What were your first impressions of Ganbina? The program, as well as the vision for the Aboriginal and Torres Strait Islander community in Shepparton?

It was the first time I’d ever heard of it. I thought it was a fantastic concept and Adrian was so passionate. I hadn’t worked with the Indigenous community before working with Ganbina.

I thought it was an amazing program because its approach was, and still is, so different in that it set out to tackle Indigenous disadvantage from the ground up by equipping young people with the education, training and life skills they need to become meaningfully employed and act as positive role models for others, thus becoming ‘Agents of Change’ within their communities. It’s such a practical, sustainable methodology.

The goal was so ambitious, and so strong – to empower Aboriginal and Torres Strait Islander people to achieve true social and economic equality within two generations.

What sort of work and projects did you do for Ganbina? Any highlights?

We did a lot of corporate events along with all the branding and helping Adrian with the positioning or public face of Ganbina. We also helped with the design of the office fit outs when Adrian moved to a new office in Shepparton. All those projects were really exciting to develop.

It always gives me a real thrill to follow the journeys of young Ganbina participants from primary school though secondary school to training or tertiary education. Hearing them speak at public functions is so rewarding – they are so confident and accomplished and so committed to giving back to their communities. They are living proof that Ganbina’s approach works.

What have you learnt about the Aboriginal and Torres Strait Islander community and Aboriginal and Torres Strait Islander youth in Shepparton since you’ve been involved with Ganbina?

The whole issue of Indigenous disadvantage. I was aware of it, but I didn’t know the reasons for it. I really come to understand how it’s a legacy that is handed down generation to generation. It was an education for myself absolutely.

The roots of Indigenous disadvantage go a long way back and are very complex. There is no easy fix, it will take time and the work, dedication and patience of organisations like Ganbina to change it. That given the right guidance and opportunities, young Indigenous people can do anything. I’ve never forgotten a quote from one Ganbina participant who said: “Ganbina showed me how to look forward to the future and that’s something I never thought of as a kid. They helped me believe in a better tomorrow.”

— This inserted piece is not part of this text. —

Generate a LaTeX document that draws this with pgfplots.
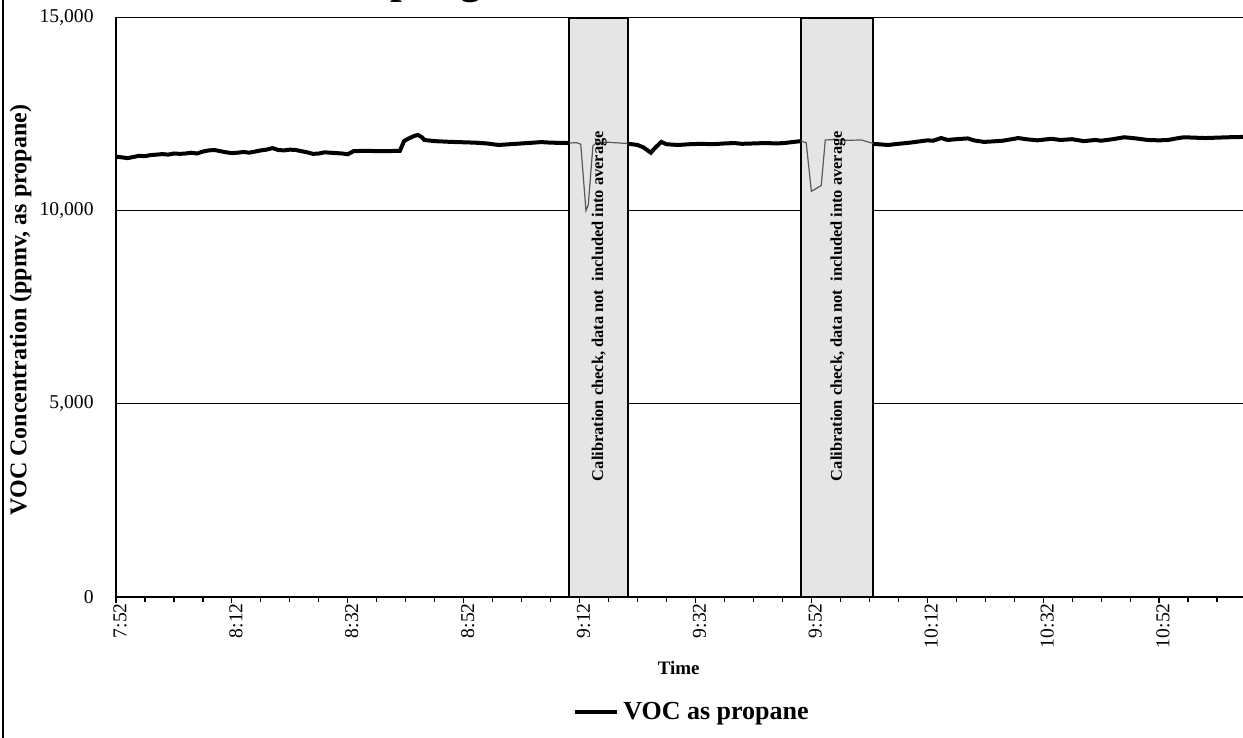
\documentclass[border=0pt]{standalone}
\usepackage{fontspec}
\setmainfont{Liberation Serif}
\usepackage{pgfplots}
\pgfplotsset{compat=1.18}
\begin{document}
\begin{tikzpicture}
\begin{axis}[name=ax, scale only axis, width=565pt, height=289.75pt,
  xmin=0, xmax=195, ymin=0, ymax=15000,
  xtick={0,20,...,180},
  xticklabels={7:52,8:12,8:32,8:52,9:12,9:32,9:52,10:12,10:32,10:52},
  minor xtick={0,5,...,195},
  ytick={0,5000,10000,15000},
  xtick pos=bottom, ytick pos=left,
  ymajorgrids, grid style={black, line width=0.5pt},
  ytick style={draw=none},
  tick align=outside,
  xtick style={black, line width=0.6pt},
  major tick length=3pt, minor tick length=2.5pt,
  scaled y ticks=false,
  /pgf/number format/1000 sep={,},
  /pgf/number format/assume math mode=true,
  tick label style={font=\fontsize{9.8}{11}\selectfont},
  yticklabel style={anchor=east, inner sep=0pt, xshift=-8pt},
  xticklabel style={rotate=90, anchor=east, inner sep=0pt, yshift=-2pt},
  axis line style={black, line width=0.8pt},
  title={Sampling Date: October 1, 2015},
  title style={at={(axis description cs:0.428,1.0215)}, anchor=base, font=\bfseries\fontsize{21}{24}\selectfont},
  ylabel={VOC Concentration (ppmv, as propane)},
  ylabel style={at={(axis description cs:-0.0845,0.495)}, anchor=center, font=\bfseries\fontsize{12}{14}\selectfont},
  xlabel={Time},
  xlabel style={at={(axis description cs:0.498,-0.1225)}, anchor=center, font=\bfseries\fontsize{9.5}{11}\selectfont},
  legend style={at={(axis description cs:0.5106,-0.1984)}, anchor=center, draw=none, fill=none, inner sep=0pt, font=\bfseries\fontsize{13}{15}\selectfont},
  legend image code/.code={\draw[line width=2pt,black] (0pt,0pt) -- (21pt,0pt);},
  legend cell align=left,
]
% calibration shaded windows
\addplot[fill=gray!20, draw=black, line width=1.1pt, forget plot] coordinates {(78.2,0) (78.2,15000) (88.3,15000) (88.3,0)} \closedcycle;
\addplot[fill=gray!20, draw=black, line width=1.1pt, forget plot] coordinates {(118.2,0) (118.2,15000) (130.7,15000) (130.7,0)} \closedcycle;
% calibration data (not averaged)
\addplot[gray!70!black, line width=0.6pt, forget plot] coordinates {
(78.2,11750) (79.5,11760) (80.2,11720) (81.1,10000) (81.5,10150) (82.3,11680) (83,11760) (85,11770) (87,11750) (88.3,11740)};
\addplot[gray!70!black, line width=0.6pt, forget plot] coordinates {
(118.2,11800) (119.1,11760) (120.0,10500) (121.7,10650) (122.4,11830) (124,11840) (126,11820) (128.6,11830) (130.7,11740)};
% main VOC series
\addplot[black, line width=2pt] coordinates {
(0,11400) (1,11380) (2,11360) (3,11390) (4,11420) (5,11410) (6,11440) (7,11450) (8,11465) (9,11450)
(10,11480) (11,11470) (12,11480) (13,11500) (14,11480) (15,11530) (16,11560) (17,11570) (18,11540) (19,11510)
(20,11490) (21,11500) (22,11520) (23,11500) (24,11530) (25,11560) (26,11580) (27,11620) (28,11570) (29,11560)
(30,11580) (31,11570) (32,11540) (33,11510) (34,11470) (35,11480) (36,11510) (37,11500) (38,11490) (39,11480)
(40,11460) (41,11540) (42,11545) (44,11545) (46,11540) (48,11545) (49,11550) (49.7,11800) (50.4,11860) (51.4,11930)
(52.1,11960) (52.8,11900) (53.2,11830) (55,11800) (57.8,11780) (60,11770) (62,11760) (64,11740) (66,11700) (68,11720)
(70,11740) (72,11760) (73.4,11775) (75,11760) (78.2,11750)};
\addlegendentry{VOC as propane}
\addplot[black, line width=2pt, forget plot] coordinates {
(88.3,11730) (89,11720) (90,11700) (91,11640) (92.3,11500) (93,11620) (94.1,11780) (95,11720) (97,11700) (99,11720)
(101,11730) (103,11720) (105,11740) (106.7,11750) (108,11730) (110,11740) (112,11750) (114,11740) (115.3,11750) (117,11780)
(118.2,11800)};
\addplot[black, line width=2pt, forget plot] coordinates {
(130.7,11720) (131.5,11720) (133.2,11700) (135,11730) (137,11760) (139,11800) (140,11820) (141,11810) (142.4,11880) (143.5,11830)
(145,11850) (147,11870) (148,11820) (149.8,11780) (151,11790) (153,11810) (155,11860) (155.7,11880) (157,11850) (159,11820)
(161.4,11860) (163,11830) (165,11850) (167,11800) (169,11830) (170,11810) (172,11850) (174,11900) (176,11870) (178,11830)
(180,11820) (181.6,11830) (183,11870) (184.3,11900) (186,11890) (188,11880) (190,11890) (192,11900) (195,11910)};
\node[rotate=90, font=\bfseries\fontsize{8.2}{10}\selectfont] at (axis cs:83.4,7530) {Calibration check, data not\ \ included into average};
\node[rotate=90, font=\bfseries\fontsize{8.2}{10}\selectfont] at (axis cs:124.6,7530) {Calibration check, data not\ \ included into average};
\end{axis}
\draw[line width=0.8pt] ([xshift=-56.5pt,yshift=-70.5pt]ax.south west) -- ([xshift=-56.5pt,yshift=298.5pt]ax.south west);
\pgfresetboundingbox
\useasboundingbox ([xshift=-58pt,yshift=-70.5pt]ax.south west) rectangle ([xshift=563.5pt,yshift=298.5pt]ax.south west);
\end{tikzpicture}
\end{document}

What do you hope to see for Ganbina in the future, as it goes into its second generation?

I’m really excited about the Expansion Project. It was such a milestone when Ganbina started the Expansion Project in 2018 I think? Ganbina has a model that any Indigenous community can use and it’s proven that it works. To see that expand around Australia – I tell my friends about Ganbina and they all say, God – why isn’t that everywhere? It’s such a strong program and the model has real merit and is proven to work.

The Expansion Project is fantastic because it’s just helping Indigenous kids everywhere, it’s such a brilliant concept in my view. The most rewarding thing for me is watching the kids come through and seeing them as young children and then seeing them change so much. They go through the program and they develop such confidence in their own abilities. It’s just so inspiring and I love seeing that, you get to see them go onto further training or university, they get jobs – they are also so passionate about giving back to their community. I find that totally inspiring and to me that is the real rewarding part of the program, watching those Agents of Change in action.

I hope one day that there are Ganbina models up and running all over the country.